The Butter Dish: Taking Time for Smoother Results

I’m going to admit it: I like to eat toast for breakfast.

I know I’m suppose to be anti-carbs and super clean with my eating, but if I happen to be home, my favorite breakfast to make is two eggs, toast, bacon, and a mocha. I love it–simple to make and super tasty to eat.

But even if I have all of the ingredients, I don’t always make it if I forget one important step…

…taking out the butter dish.butter

As a kid in the early 80’s I grew up on a steady diet of margarine. My parents regularly had a nice tub of Country Crock in their refrigerator. I loved how easily margarine spread on to everything.
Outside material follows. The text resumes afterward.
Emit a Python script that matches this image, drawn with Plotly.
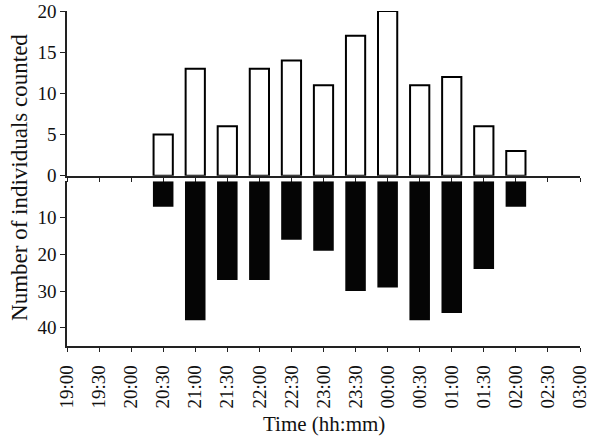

As an adult, I’ve read more about the bad wrap that butter received, and how margarine isn’t exactly as healthy as we once thought, so I switched to eating real butter.

The problem?

It has to soften.

Read almost any baking recipe that involves butter and it tends to involve soften butter.

Sure, I could attempt to spread it on my toast without softening it, but it stays clumped together, and my toast tends to break under the pressure of my “forceful” spreading.

So instead, I need to think ahead and take the butter out a bit early. I have to give it some time for it to be ready. If I do, it goes on even easier then margarine, I actually end up using a bit less of it because I can get just the right amount, and my toast remains perfectly intact as it awaits the addition of strawberry jam.

People are no different. If we rush anything with them, they’ll remain a bit resistant, they’ll clump up, and that relationship may not remain intact–it may break under the pressure.

This is especially important for all of my friends who are in the start of a school year and recruiting new members into clubs or planning the next big event or dress up day. If we do too much, too soon, people will resist, and our connection with them may break apart.

But if we give them time to truly warm up to an idea and not require too much of them in that participation, they are more likely to join in and the whole process will be a lot smoother.

The sequence is important and it takes time and trust.

The way I sometimes phrase it, “I didn’t ask my wife to marry me before our first date. Back then, I simply asked her to coffee. It was many, many, many dates later after asking her to a movie, and to a play, and to meet my parents, that I asked if she’d marry me.”

So as a new school year is underway, take the time. Take out the butter dish. Invest in the people around you and build that trust.

The final results can be pretty cool.